Batman’da son olarak HDP’nin yaptığı miting bizlere birçok konuda mesajlar vermekteydi. Tabi bu mesajı almak isteyenler için.
Öncelikle böyle hassas bir dönemde, kitleleri bir araya getirerek, meydanlara toplamak ne kadar mantıklı ve akılcı olur? Bunu organize komitesine sormak lazım.
Canlı bombaların her tarafta serseri mayınlar gibi dolaştığı bu günlerde herkesin toplu yerlerden kaçındığı bir zamanda kitlesel eylemler yapmak ne kadar mantıklı!
Bir de bölgemizde açık ve sıcak bir savaş ortamı yaşanırken her gün halk ve güvenlik güçlerinden, cenazelerin ailelerine gönderildiği bir bölgede, hem sinirler gergin, hem yaralar sıcak, hem de öfke doruk noktasında.
Halk ile güvenlik güçlerini karşı karşıya getirip de mitingi olaysız sonlandırmak gerçekten çok zor bir iş. Nitekim mitingin sonunda yine beklenen oldu; taşlar ve göz yaşartıcı bombalar ortalığı toz dumanla kapladı, kaçışmalar, bağrışmalar ve istenmeyen tablolar…
Miting bahar havası denilecek bir havada, ancak alan o kadar uyumlu ve elverişli değildi. Refüjler ve kaldırıma toplanmış kitle çok tedirgin ve bir o kadar şaşkındı.

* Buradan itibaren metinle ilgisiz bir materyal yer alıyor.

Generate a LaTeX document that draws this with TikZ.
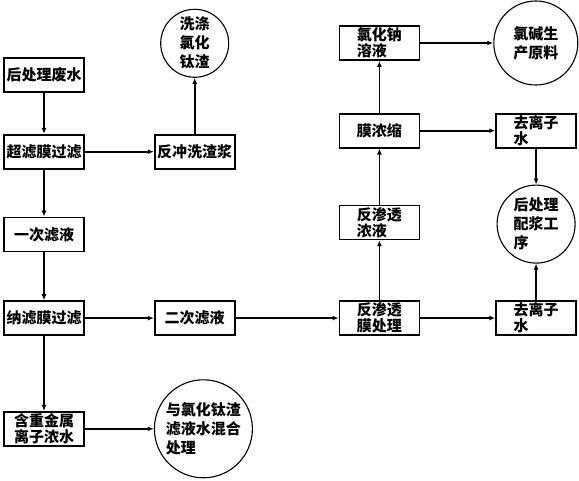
\documentclass[tikz,border=0pt]{standalone}
\usepackage{fontspec}
\setmainfont{Noto Sans CJK SC}
\usepackage{tikz}
\usetikzlibrary{positioning, arrows.meta}

\begin{document}
\begin{tikzpicture}[
    box/.style={
        rectangle,
        draw,
        line width=1.7pt,
        align=left,
        inner sep=1pt,
        font=\bfseries\fontsize{15}{16}\selectfont,
        minimum width=80pt,
        minimum height=34pt
    },
    circ/.style={
        circle,
        draw,
        line width=1.1pt,
        align=left,
        inner sep=0pt,
        font=\bfseries\fontsize{15}{19}\selectfont
    },
    arrow/.style={
        -{Latex[length=6pt,width=5pt]},
        line width=1.8pt
    }
]
\useasboundingbox (0,0) rectangle (579pt,-481pt);

% ------------------------------------------------------------------
% LEFT COLUMN
% ------------------------------------------------------------------

\node[box] (feishui) at (44pt,-75pt) {后处理废水};

\node[box, below=41pt of feishui] (chaolv) {超滤膜过滤};

\node[box, below=47pt of chaolv] (yici) {一次滤液};

\node[box, below=48pt of yici] (nalv) {纳滤膜过滤};

\node[box, below=75pt of nalv] (nongshui) {含重金属\\离子浓水};

% ------------------------------------------------------------------
% MIDDLE COLUMN
% ------------------------------------------------------------------

\node[box, right=69pt of chaolv] (fanchong) {反冲洗渣浆};

\node[circ, minimum size=68pt, above=56pt of fanchong] (xidi)
{洗涤\\氯化\\钛渣};

\node[box, right=69pt of nalv] (erci) {二次滤液};

\node[circ, minimum size=98pt, right=69pt of nongshui] (hunhe)
{与氯化钛渣\\滤液水混合\\处理};

% ------------------------------------------------------------------
% RIGHT COLUMNS
% ------------------------------------------------------------------

\node[box, right=103pt of erci] (fanshentou) {反渗透\\膜处理};

\node[box, above=60pt of fanshentou] (nongye) {反渗透\\浓液};

\node[box, above=56pt of nongye] (monong) {膜浓缩};

\node[box, above=52pt of monong] (lvhuana) {氯化钠\\溶液};

\node[circ, minimum size=84pt, right=73pt of lvhuana] (lujian)
{氯碱生\\产原料};

\node[box, right=75pt of monong] (quzi1) {去离子\\水};

\node[box, right=75pt of fanshentou] (quzi2) {去离子\\水};

\node[circ, minimum size=78pt, below=36pt of quzi1] (peijiang)
{后处理\\配浆工\\序};

% ------------------------------------------------------------------
% CONNECTIONS
% ------------------------------------------------------------------

\draw[arrow] (feishui) -- (chaolv);
\draw[arrow] (chaolv) -- (fanchong);
\draw[arrow] (fanchong) -- (xidi);
\draw[arrow] (chaolv) -- (yici);
\draw[arrow] (yici) -- (nalv);
\draw[arrow] (nalv) -- (erci);
\draw[arrow] (nalv) -- (nongshui);
\draw[arrow] (nongshui) -- (hunhe);

\draw[arrow] (erci) -- (fanshentou);
\draw[arrow] (fanshentou) -- (nongye);
\draw[arrow] (nongye) -- (monong);
\draw[arrow] (monong) -- (lvhuana);
\draw[arrow] (lvhuana) -- (lujian);
\draw[arrow] (monong) -- (quzi1);
\draw[arrow] (quzi1) -- (peijiang);
\draw[arrow] (fanshentou) -- (quzi2);
\draw[arrow] (quzi2) -- (peijiang);

\end{tikzpicture}
\end{document}
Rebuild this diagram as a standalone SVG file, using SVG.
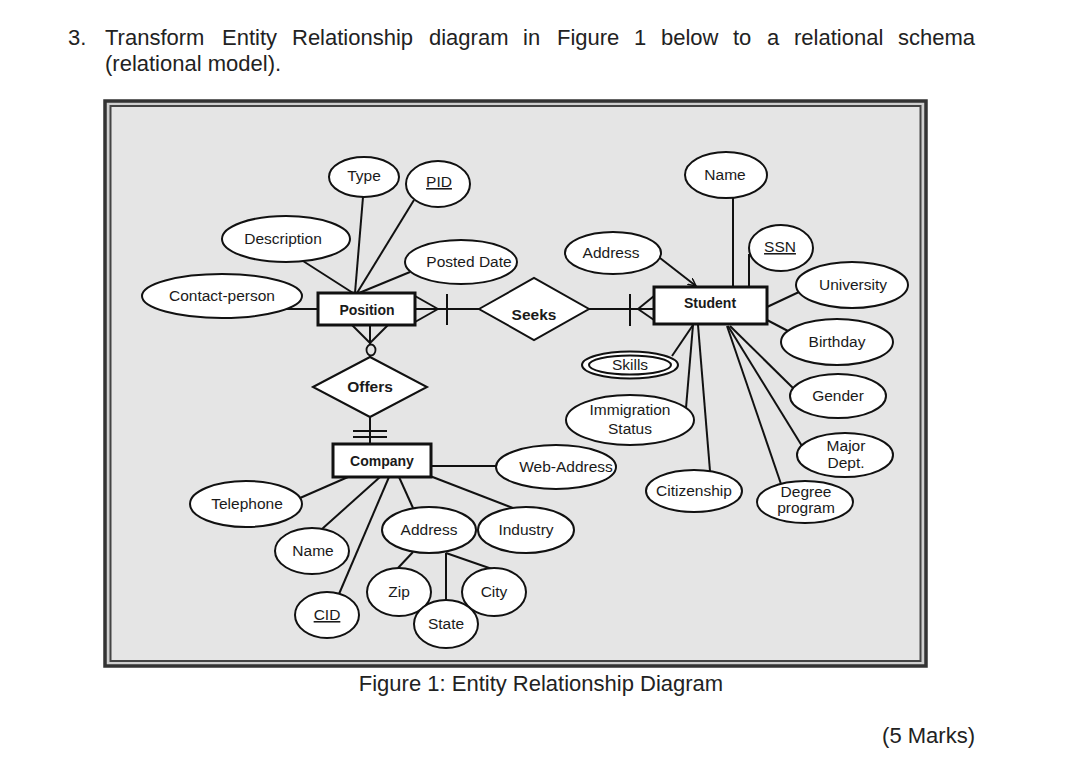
<svg xmlns="http://www.w3.org/2000/svg" width="1092" height="759" viewBox="0 0 1092 759">
<defs>
<style>
.t{font-family:"Liberation Sans",Arial,sans-serif;font-size:22px;fill:#222}
.a{font-family:"Liberation Sans",Arial,sans-serif;font-size:15.5px;fill:#1a1a1a;text-anchor:middle}
.b{font-family:"Liberation Sans",Arial,sans-serif;font-size:14px;font-weight:bold;fill:#1a1a1a;text-anchor:middle}
.r{font-family:"Liberation Sans",Arial,sans-serif;font-size:15.5px;font-weight:bold;fill:#1a1a1a;text-anchor:middle}
.e{fill:#fff;stroke:#111;stroke-width:2}
.ent{fill:#fff;stroke:#111;stroke-width:3}
.rel{fill:#fff;stroke:#111;stroke-width:2}
.c{stroke:#111;stroke-width:2;fill:none}
.u{text-decoration:underline}
</style>
<marker id="arr" markerWidth="10" markerHeight="10" refX="8" refY="4" orient="auto" markerUnits="userSpaceOnUse">
<path d="M0,0 L8,4 L0,8" fill="none" stroke="#111" stroke-width="1.5"/>
</marker>
</defs>
<rect width="1092" height="759" fill="#fff"/>
<text class="t" y="45"><tspan x="68">3.</tspan><tspan x="105">Transform</tspan><tspan x="222">Entity</tspan><tspan x="292">Relationship</tspan><tspan x="429">diagram</tspan><tspan x="523">in</tspan><tspan x="557">Figure</tspan><tspan x="634">1</tspan><tspan x="661">below</tspan><tspan x="733">to</tspan><tspan x="767">a</tspan><tspan x="794">relational</tspan><tspan x="898">schema</tspan></text>
<text class="t" x="105" y="71">(relational model).</text>
<g id="frame">
<rect x="105" y="101" width="821" height="565" fill="#cfcfcf" stroke="#333" stroke-width="3.5"/>
<rect x="110.5" y="106" width="810" height="555" fill="#e5e5e5" stroke="#444" stroke-width="2"/>
</g>
<g id="connectors">
<line class="c" x1="363" y1="197" x2="355" y2="293"/>
<line class="c" x1="414" y1="200" x2="357" y2="293"/>
<line class="c" x1="303" y1="261" x2="353" y2="293"/>
<line class="c" x1="410" y1="272" x2="359" y2="293"/>
<line class="c" x1="285" y1="309" x2="318" y2="309"/>
<line class="c" x1="415" y1="309" x2="479" y2="309"/>
<line class="c" x1="415" y1="296" x2="438" y2="309"/>
<line class="c" x1="415" y1="322" x2="438" y2="309"/>
<line class="c" x1="447" y1="294" x2="447" y2="325"/>
<line class="c" x1="589" y1="309" x2="654" y2="309"/>
<line class="c" x1="630" y1="294" x2="630" y2="326"/>
<line class="c" x1="654" y1="296" x2="638" y2="309"/>
<line class="c" x1="654" y1="320" x2="638" y2="309"/>
<line class="c" x1="370" y1="325" x2="370" y2="357"/>
<line class="c" x1="352" y1="325" x2="370" y2="343"/>
<line class="c" x1="388" y1="325" x2="370" y2="343"/>
<ellipse cx="371" cy="350" rx="4.5" ry="5.5" fill="#e5e5e5" stroke="#111" stroke-width="1.8"/>
<line class="c" x1="370" y1="417" x2="370" y2="444"/>
<line class="c" x1="353" y1="431" x2="387" y2="431"/>
<line class="c" x1="353" y1="437" x2="387" y2="437"/>
<line class="c" x1="733" y1="197" x2="733" y2="287"/>
<line class="c" x1="749" y1="254" x2="749" y2="287"/>
<line class="c" x1="660" y1="258" x2="696" y2="286" marker-end="url(#arr)"/>
<line class="c" x1="767" y1="307" x2="799" y2="292"/>
<line class="c" x1="767" y1="320" x2="788" y2="331"/>
<line class="c" x1="693" y1="325" x2="672" y2="356"/>
<line class="c" x1="693" y1="325" x2="686" y2="408"/>
<line class="c" x1="698" y1="325" x2="710" y2="471"/>
<line class="c" x1="730" y1="326" x2="793" y2="388"/>
<line class="c" x1="728" y1="326" x2="802" y2="446"/>
<line class="c" x1="727" y1="326" x2="781" y2="484"/>
<line class="c" x1="431" y1="466" x2="497" y2="466"/>
<line class="c" x1="348" y1="477" x2="300" y2="498"/>
<line class="c" x1="380" y1="477" x2="322" y2="529"/>
<line class="c" x1="389" y1="477" x2="339" y2="594"/>
<line class="c" x1="399" y1="477" x2="413" y2="508"/>
<line class="c" x1="430" y1="476" x2="513" y2="508"/>
<line class="c" x1="413" y1="552" x2="398" y2="568"/>
<line class="c" x1="446" y1="553" x2="446" y2="600"/>
<line class="c" x1="446" y1="553" x2="492" y2="569"/>
</g>
<g id="position"><rect class="ent" x="318" y="293" width="97" height="32"/><text class="b" x="367" y="315">Position</text></g>
<g id="seeks"><polygon class="rel" points="479,309 534,278 589,309 534,340"/><text class="r" x="534" y="320">Seeks</text></g>
<g id="offers"><polygon class="rel" points="313,387 370,357 427,387 370,417"/><text class="r" x="370" y="392">Offers</text></g>
<g id="student"><rect class="ent" x="654" y="287" width="113" height="37"/><text class="b" x="710" y="308">Student</text></g>
<g id="company"><rect class="ent" x="333" y="444" width="98" height="33"/><text class="b" x="382" y="466">Company</text></g>
<g id="type"><ellipse class="e" cx="364" cy="177" rx="35" ry="20"/><text class="a" x="364" y="181">Type</text></g>
<g id="pid"><ellipse class="e" cx="438" cy="184" rx="32" ry="23"/><text class="a u" x="439" y="187">PID</text></g>
<g id="description"><ellipse class="e" cx="286" cy="239" rx="64" ry="23"/><text class="a" x="283" y="244">Description</text></g>
<g id="posted-date"><ellipse class="e" cx="461" cy="262" rx="56" ry="22"/><text class="a" x="469" y="267">Posted Date</text></g>
<g id="contact-person"><ellipse class="e" cx="222" cy="296" rx="80" ry="22"/><text class="a" x="222" y="301">Contact-person</text></g>
<g id="student-name"><ellipse class="e" cx="726" cy="175" rx="41" ry="23"/><text class="a" x="725" y="180">Name</text></g>
<g id="ssn"><ellipse class="e" cx="781" cy="248" rx="32" ry="23"/><text class="a u" x="780" y="252">SSN</text></g>
<g id="student-address"><ellipse class="e" cx="613" cy="253" rx="48" ry="21"/><text class="a" x="611" y="258">Address</text></g>
<g id="university"><ellipse class="e" cx="852" cy="285" rx="56" ry="23"/><text class="a" x="853" y="290">University</text></g>
<g id="birthday"><ellipse class="e" cx="837" cy="342" rx="56" ry="23"/><text class="a" x="837" y="347">Birthday</text></g>
<g id="skills"><ellipse class="e" cx="630" cy="365" rx="48" ry="13.5"/><ellipse class="e" cx="630" cy="365" rx="41" ry="9.5"/><text class="a" x="630" y="370">Skills</text></g>
<g id="gender"><ellipse class="e" cx="838" cy="396" rx="48" ry="22"/><text class="a" x="838" y="401">Gender</text></g>
<g id="immigration"><ellipse class="e" cx="630" cy="420" rx="64" ry="25"/><text class="a" x="630" y="415">Immigration</text><text class="a" x="630" y="434">Status</text></g>
<g id="major"><ellipse class="e" cx="845" cy="455" rx="48" ry="22"/><text class="a" x="846" y="451">Major</text><text class="a" x="846" y="468">Dept.</text></g>
<g id="citizenship"><ellipse class="e" cx="694" cy="491" rx="48" ry="21"/><text class="a" x="694" y="496">Citizenship</text></g>
<g id="degree"><ellipse class="e" cx="805" cy="502" rx="48" ry="21"/><text class="a" x="806" y="497">Degree</text><text class="a" x="806" y="513">program</text></g>
<g id="web-address"><ellipse class="e" cx="556" cy="467" rx="60" ry="22"/><text class="a" x="566" y="472">Web-Address</text></g>
<g id="telephone"><ellipse class="e" cx="246" cy="504" rx="56" ry="23"/><text class="a" x="247" y="509">Telephone</text></g>
<g id="company-address"><ellipse class="e" cx="429" cy="530" rx="47" ry="23"/><text class="a" x="429" y="535">Address</text></g>
<g id="industry"><ellipse class="e" cx="526" cy="530" rx="48" ry="23"/><text class="a" x="526" y="535">Industry</text></g>
<g id="company-name"><ellipse class="e" cx="312" cy="551" rx="37" ry="23"/><text class="a" x="313" y="556">Name</text></g>
<g id="zip"><ellipse class="e" cx="399" cy="592" rx="32" ry="24"/><text class="a" x="399" y="597">Zip</text></g>
<g id="city"><ellipse class="e" cx="494" cy="592" rx="32" ry="24"/><text class="a" x="494" y="597">City</text></g>
<g id="state"><ellipse class="e" cx="446" cy="624" rx="32" ry="24"/><text class="a" x="446" y="629">State</text></g>
<g id="cid"><ellipse class="e" cx="327" cy="615" rx="32" ry="23"/><text class="a u" x="327" y="620">CID</text></g>
<text class="t" x="541" y="691" text-anchor="middle">Figure 1: Entity Relationship Diagram</text>
<text class="t" x="975" y="743" text-anchor="end">(5 Marks)</text>
</svg>
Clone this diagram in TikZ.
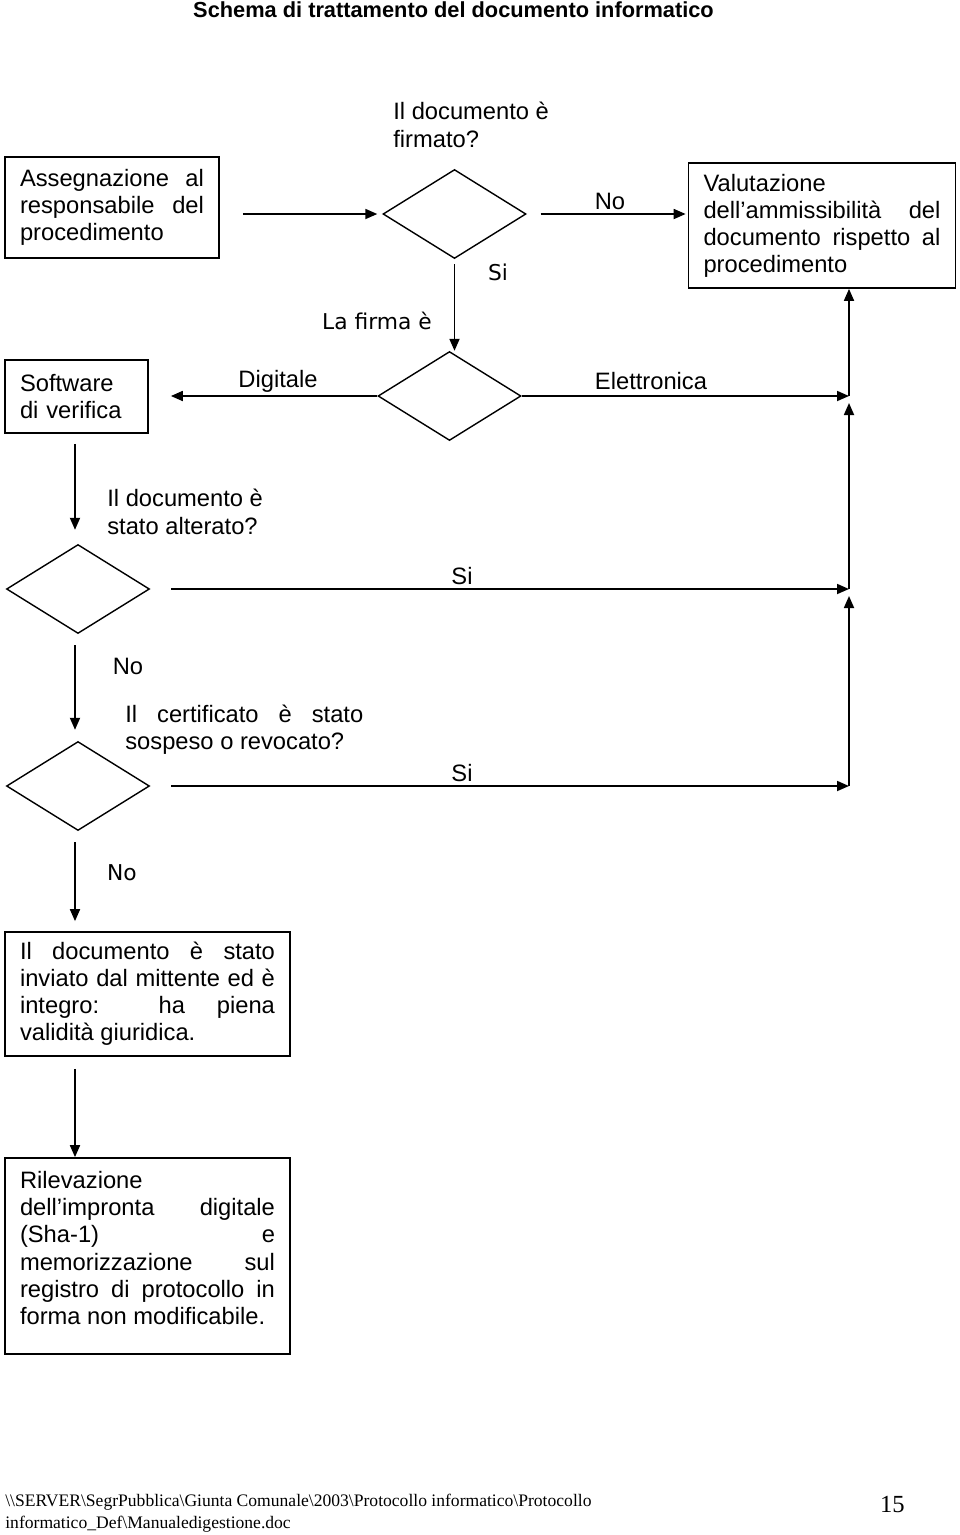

Eski mitinglerden eser yoktu. Halk şaşkın ve tedirgin, bir o kadar öfkeli ve heyecansız bir şekilde, kimisi banklarda, kimisi çimlerde oturarak, sıcak güneşin keyfini çıkarıyordu.
Herkes tanıdık bir sima arıyordu. Çünkü gelenlerin yüzde doksanı organizeli ve örgütlü gelmemişti. Kitle merak ve dikkat çekmek için o alanda bulunuyordu.
Slogan atan ve coşku oluşturan birkaç genç topluluğun dışında, ses pek çıkmıyordu. Ses cihazı bile eski günlerdeki gibi gür ve tiz sesini çıkaramıyordu.
Belli ki her şey eskisi gibi olmuyordu ve olmayacaktı. Çünkü güvenlik güçleri tüm araç ve gereçleri, silah ve mühimmatları ile birlikte full time orada çok önceden tüm tedbirleri almıştı.
Herkes meraktan orada HDP Eş Genel Başkanını beklerken Sayın Demirtaş’ın alana gelmesi yaklaşık bir saat gecikme ile olunca, kitle yorgunluk ve rahatsızlıktan nerdeyse dağılmak üzereydi…
Artık eski tahammül ve eski sabır da kalmamıştı, HDP’nin kitlesinde. Benim gözlemlediğim bu tablo artık bölgemizde demokrasi ve özgürlüklerin askıya alındığının açık göstergesiydi.
Her zaman, her yerde, istediğin gibi eylem yaparak, istediğin sloganı atmana bu sistem izin vermeyecek, yani bir süre demokrasi askıya alınmış vaziyette.
Bu durumun düzelmesi ve eski günlere dönülmesi pek yakın görünmüyor, çünkü iki tarafta kılıçları çekmiş ve kimsenin barış, demokrasi, özgürlükler konusunda samimi davrandığına inanmıyorum.
Savaş ve barış bir arada yürümez ve beraber olmaz… Savaşın olduğu yerden barış kaçar, barışın olduğu yerden de savaş kaçar…
Bu yüzden iki tarafın da halkı kandırmasına gerek yok. Yüksek düzeyde ve acımasız bir savaşın yaşandığı bölgemizde, barış adına mitinglerin yapılması ve barışçıl gösterilerin yapılması tam bir lüks olur, bu lükse maalesef halkımız alışmamış. Önce silahları gömelim, bombaları susturalım, düşmanlığı ortadan kaldıralım, sonra mitinglerimizi yapalım.
Aksi halde barış için halkın katılımı, coşku ve heyecanını yakalamak, çok zor olur.